DTCC/SWIFT utility for OTC derivatives a big step for LEI initiative

I wrote a blog back in March calling for Legal Entity Identifiers to be made compulsory. I confess to being a little surprised at the attention it received. Then, as now, I saw the initiative as one of those no-brainers that have no real downside. To be clear, though, I had certainly underestimated the amount of interest in the work being done around this topic, which continues.

IFR Editor-at-large Keith Mullin

IFR Editor-at-large Keith Mullin

Today’s launch by the DTCC and SWIFT of a CFTC Interim Compliant Identifier (CICI) Utility ( is a big step in the right direction and will end up as an important component of the new federated reporting regime for global OTC derivatives trading.

Capturing global counterparty linkages via a standardised code can only strengthen the financial system – at the regulatory end as well as at the level of individual market participants – and avoid the kind of chaos that ensued following the collapse of Lehman Brothers when liquidators almost didn’t know where to begin to unpick the firm’s convoluted trading positions.

From an operational risk management perspective, you’d have thought that banks would jump at the chance to have a better handle on concentration risk and position limits. And in fairness to the banks, the initiative seems to be progressing – to this point at any rate – with a minimum amount of dissent.

The Financial Stability Board, on behalf of the G20, had set a deadline of March 2013 to have an LEI system in place. The CFTC says the new CICI identifier must be used by registered swap dealers and major swap market participants for CDS and interest-rate swaps from October 12, the effective date for the CFTC’s final swap reporting and record-keeping rule.

To get to a globally standardised solution, DTCC, SWIFT, the Global Financial Markets Association (GFMA – the industry trade body) and other market participants are working with the FSB to get to a global LEI consensus. The plan is for the CICIs assigned by DTCC and SWIFT to become LEIs following the launch of the global FSB-endorsed system.

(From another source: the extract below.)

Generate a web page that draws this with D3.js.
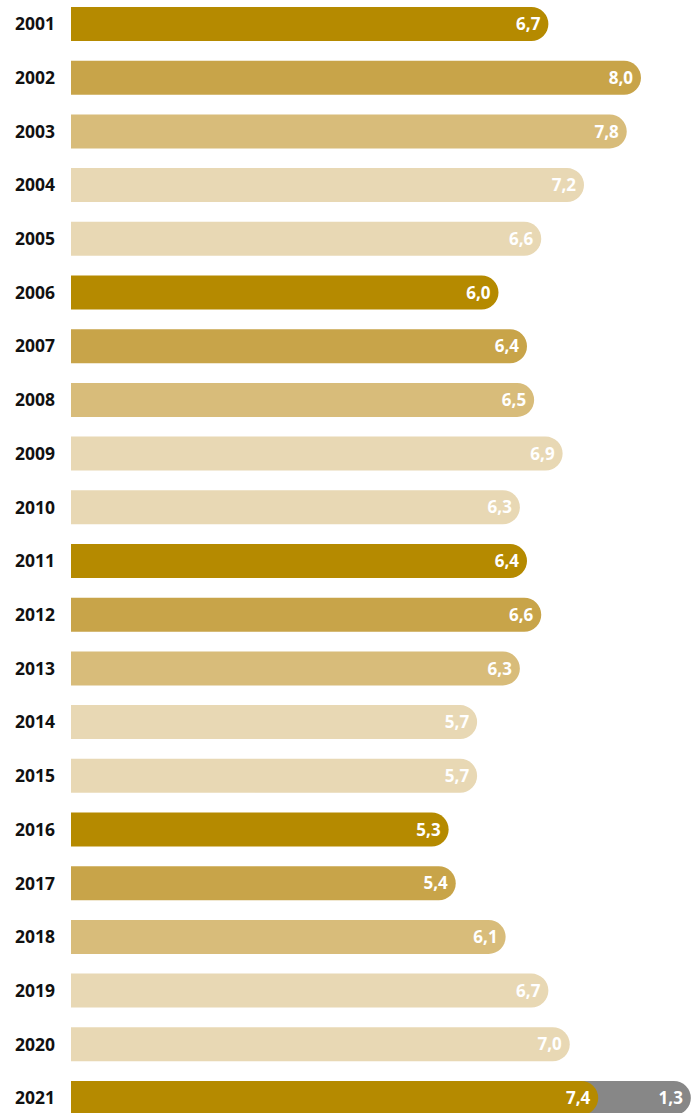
<!DOCTYPE html>
<html><head><meta charset="utf-8">
<script src="https://cdn.jsdelivr.net/npm/d3@7"></script>
<style>html,body{margin:0;padding:0;background:#fff;}svg{display:block;}</style>
</head><body>
<svg id="chart" width="699" height="1113"></svg>
<script>
const years = ["2001","2002","2003","2004","2005","2006","2007","2008","2009","2010","2011","2012","2013","2014","2015","2016","2017","2018","2019","2020","2021"];
const values = [6.7,8.0,7.8,7.2,6.6,6.0,6.4,6.5,6.9,6.3,6.4,6.6,6.3,5.7,5.7,5.3,5.4,6.1,6.7,7.0,7.4];
const extraValues = [0,0,0,0,0,0,0,0,0,0,0,0,0,0,0,0,0,0,0,0,1.3];

const palette = ["#b58a00","#c8a449","#d8bc7a","#e8d8b4","#e8d8b4"];
const greyColor = "#878787";
const fmt = v => d3.format(".1f")(v).replace(".", ",");

const svg = d3.select("#chart");
const x = d3.scaleLinear().domain([0, 8]).range([71, 641]);
const y = d3.scaleBand().domain(years).range([7, 1115]).paddingInner(0.367).paddingOuter(0);
const h = y.bandwidth();
const r = h / 2;

function roundRight(x0, x1, y0) {
  return `M${x0},${y0}H${x1 - r}A${r},${r} 0 0 1 ${x1 - r},${y0 + h}H${x0}Z`;
}

const rows = years.map((yr, i) => ({yr, v: values[i], e: extraValues[i], i}));
const g = svg.selectAll("g.row").data(rows).join("g").attr("class", "row");

// grey extension (behind)
g.filter(d => d.e > 0).append("path")
  .attr("d", d => roundRight(x(0), x(d.v + d.e), y(d.yr)))
  .attr("fill", greyColor);

g.append("path")
  .attr("d", d => roundRight(x(0), x(d.v), y(d.yr)))
  .attr("fill", d => palette[d.i % 5]);

const font = "'Open Sans', sans-serif";
g.append("text")
  .attr("x", 55).attr("y", d => y(d.yr) + h / 2)
  .attr("dy", "0.36em").attr("text-anchor", "end")
  .attr("font-family", font).attr("font-weight", 700).attr("font-size", 17.5)
  .attr("fill", "#111").text(d => d.yr);

g.append("text")
  .attr("x", d => x(d.v) - 8).attr("y", d => y(d.yr) + h / 2)
  .attr("dy", "0.36em").attr("text-anchor", "end")
  .attr("font-family", font).attr("font-weight", 700).attr("font-size", 17)
  .attr("fill", "#fff").text(d => fmt(d.v));

g.filter(d => d.e > 0).append("text")
  .attr("x", d => x(d.v + d.e) - 8).attr("y", d => y(d.yr) + h / 2)
  .attr("dy", "0.36em").attr("text-anchor", "end")
  .attr("font-family", font).attr("font-weight", 700).attr("font-size", 17)
  .attr("fill", "#fff").text(d => fmt(d.e));
</script>
</body></html>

The new DTCC/SWIFT web portal contains the full database of all identifiers assigned to date. That amounts to around 24,000 entities from 80+ countries and the database is heavily weighted towards OTC derivatives trading counterparties. It currently accounts for around 50% of parties active in those markets. Globally, the expectation is for up to 1.5m legal entities/counterparties engaged in financial transactions to be registered across all asset classes.

As you might imagine, the GFMA was over the moon over the DTCC/SWIFT initiative and put out a call-to-arms to market participants required to obtain a CICI to register for one. The Office of Financial Research, a Dodd-Frank agency established under the auspices of the US Treasury, is also heavily involved.

To put the CFTC initiative on-side, the FSB had allowed for jurisdictions to serve as early adopters of a global LEI. In the US, the CFTC issued a rule requiring swap counterparties to be identified by a LEI by July 16 2012. Because the global system would not yet be functioning by then, the CFTC provided for an interim solution that would subsequently conform to the global standard.

Taken in parallel with the EU and global initiatives to provide a framework for non-bank resolution – ie. for central counterparties, payment and settlement systems – the moves towards LEIs provide an incredibly important industry safeguard, not to mention an incredibly powerful risk-management tool. All market participants should do everything they can to get involved. And not wait before it becomes compulsory.